For Odoo programs, recommend applications only where they solve the business problem. Manufacturing, Inventory, Purchase, Quality, Maintenance, PLM, Accounting, Planning, Documents and Knowledge are often central in plant transformations, but not every deployment needs every application. Evaluate OCA modules carefully for maintainability, roadmap fit, security review and support ownership. Keep customizations disciplined. Favor API-led integration patterns. Design cloud operations and managed support early enough that go-live readiness is not undermined by infrastructure uncertainty.

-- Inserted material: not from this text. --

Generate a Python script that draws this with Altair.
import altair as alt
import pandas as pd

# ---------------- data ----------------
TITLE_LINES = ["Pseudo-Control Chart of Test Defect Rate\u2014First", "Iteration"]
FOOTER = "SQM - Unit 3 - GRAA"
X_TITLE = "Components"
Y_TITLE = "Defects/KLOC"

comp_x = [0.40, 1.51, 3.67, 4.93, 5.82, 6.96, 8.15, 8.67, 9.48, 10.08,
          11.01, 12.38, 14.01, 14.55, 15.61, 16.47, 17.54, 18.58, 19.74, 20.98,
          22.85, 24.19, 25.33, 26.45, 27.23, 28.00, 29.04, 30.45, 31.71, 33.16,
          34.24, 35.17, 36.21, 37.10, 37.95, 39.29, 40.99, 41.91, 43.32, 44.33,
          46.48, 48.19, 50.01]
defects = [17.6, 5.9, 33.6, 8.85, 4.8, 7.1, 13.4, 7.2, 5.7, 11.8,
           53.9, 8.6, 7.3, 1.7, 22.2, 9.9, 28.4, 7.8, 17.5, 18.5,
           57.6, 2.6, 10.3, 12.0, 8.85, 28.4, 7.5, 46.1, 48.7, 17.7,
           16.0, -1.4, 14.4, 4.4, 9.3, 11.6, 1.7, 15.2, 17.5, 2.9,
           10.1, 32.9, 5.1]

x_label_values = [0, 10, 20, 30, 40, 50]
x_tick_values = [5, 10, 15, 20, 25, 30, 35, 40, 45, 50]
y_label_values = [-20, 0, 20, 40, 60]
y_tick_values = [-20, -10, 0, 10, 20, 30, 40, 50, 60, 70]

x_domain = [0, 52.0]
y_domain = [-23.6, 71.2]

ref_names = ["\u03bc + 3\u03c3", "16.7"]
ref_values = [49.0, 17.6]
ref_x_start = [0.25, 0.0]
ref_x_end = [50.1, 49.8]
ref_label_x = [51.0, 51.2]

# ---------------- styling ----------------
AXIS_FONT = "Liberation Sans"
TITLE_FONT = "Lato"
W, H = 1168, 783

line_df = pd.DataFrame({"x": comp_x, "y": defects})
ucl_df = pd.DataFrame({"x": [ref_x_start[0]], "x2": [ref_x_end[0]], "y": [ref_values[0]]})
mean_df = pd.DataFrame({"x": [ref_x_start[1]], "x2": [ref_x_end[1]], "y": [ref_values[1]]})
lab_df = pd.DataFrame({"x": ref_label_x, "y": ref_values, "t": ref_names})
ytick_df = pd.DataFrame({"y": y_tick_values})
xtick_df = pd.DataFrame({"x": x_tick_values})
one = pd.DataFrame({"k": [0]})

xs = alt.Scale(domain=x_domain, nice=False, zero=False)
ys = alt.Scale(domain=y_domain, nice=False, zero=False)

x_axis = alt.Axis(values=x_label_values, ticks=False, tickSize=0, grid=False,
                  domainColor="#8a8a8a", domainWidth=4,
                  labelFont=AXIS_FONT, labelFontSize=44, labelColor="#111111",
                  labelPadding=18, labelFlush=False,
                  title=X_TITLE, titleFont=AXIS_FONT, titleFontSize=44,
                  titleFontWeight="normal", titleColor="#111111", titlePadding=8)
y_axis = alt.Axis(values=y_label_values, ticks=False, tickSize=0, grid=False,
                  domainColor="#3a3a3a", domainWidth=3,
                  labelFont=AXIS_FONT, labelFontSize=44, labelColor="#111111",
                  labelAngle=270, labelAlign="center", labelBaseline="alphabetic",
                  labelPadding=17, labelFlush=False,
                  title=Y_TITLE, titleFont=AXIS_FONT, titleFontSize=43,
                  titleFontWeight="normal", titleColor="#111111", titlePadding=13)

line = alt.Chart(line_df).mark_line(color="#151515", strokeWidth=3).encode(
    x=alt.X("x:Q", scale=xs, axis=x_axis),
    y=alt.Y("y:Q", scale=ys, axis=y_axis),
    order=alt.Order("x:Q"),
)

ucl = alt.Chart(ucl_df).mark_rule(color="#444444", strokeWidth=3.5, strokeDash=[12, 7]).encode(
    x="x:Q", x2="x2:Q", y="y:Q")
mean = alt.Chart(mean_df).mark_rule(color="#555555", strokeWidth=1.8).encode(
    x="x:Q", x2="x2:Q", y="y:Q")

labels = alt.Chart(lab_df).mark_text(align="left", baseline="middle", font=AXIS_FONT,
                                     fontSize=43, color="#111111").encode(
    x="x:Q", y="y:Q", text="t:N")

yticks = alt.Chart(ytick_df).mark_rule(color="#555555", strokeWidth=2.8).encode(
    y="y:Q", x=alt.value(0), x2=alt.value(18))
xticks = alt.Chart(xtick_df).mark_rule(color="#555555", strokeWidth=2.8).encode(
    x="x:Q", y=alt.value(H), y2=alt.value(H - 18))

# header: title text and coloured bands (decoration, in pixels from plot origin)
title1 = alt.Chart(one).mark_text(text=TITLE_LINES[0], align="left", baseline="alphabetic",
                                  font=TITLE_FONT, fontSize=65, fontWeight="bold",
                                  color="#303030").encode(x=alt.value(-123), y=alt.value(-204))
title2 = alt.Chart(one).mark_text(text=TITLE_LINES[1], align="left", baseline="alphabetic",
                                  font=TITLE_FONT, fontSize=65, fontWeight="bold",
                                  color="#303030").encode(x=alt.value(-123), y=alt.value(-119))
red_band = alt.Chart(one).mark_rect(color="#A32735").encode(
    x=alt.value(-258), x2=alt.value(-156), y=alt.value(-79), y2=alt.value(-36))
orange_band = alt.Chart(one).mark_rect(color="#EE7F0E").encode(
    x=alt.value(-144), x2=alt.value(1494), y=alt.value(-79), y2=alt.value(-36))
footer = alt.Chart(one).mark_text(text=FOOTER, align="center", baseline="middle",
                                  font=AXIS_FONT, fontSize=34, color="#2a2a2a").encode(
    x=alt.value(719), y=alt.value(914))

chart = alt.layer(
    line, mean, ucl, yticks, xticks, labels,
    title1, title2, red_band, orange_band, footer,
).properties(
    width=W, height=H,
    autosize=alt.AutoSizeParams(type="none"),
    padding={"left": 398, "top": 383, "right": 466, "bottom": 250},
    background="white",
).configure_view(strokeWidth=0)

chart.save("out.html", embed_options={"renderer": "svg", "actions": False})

Future trends point toward more connected plant operations, stronger traceability expectations, broader use of analytics for operational coaching and more AI-assisted support workflows. Even so, the core principle will remain unchanged: scalable user readiness comes from disciplined implementation methodology, clear governance and training that is inseparable from the operating model.
Executive Conclusion
Manufacturing ERP Training Operations for Scalable Plant User Readiness should be designed as a business capability that protects production continuity, governance and transformation value. In enterprise Odoo implementations, readiness is strongest when discovery identifies plant realities early, process analysis defines the future state clearly, architecture decisions remain disciplined, testing proves execution under real conditions and change management is owned by leadership rather than delegated to communications alone.
Organizations that treat training as an operational system, not a final-phase event, are better positioned to scale across plants, companies and warehouses while preserving process integrity. For ERP partners and enterprise leaders, that is the practical path to lower go-live risk, faster adoption and more durable ROI from ERP modernization.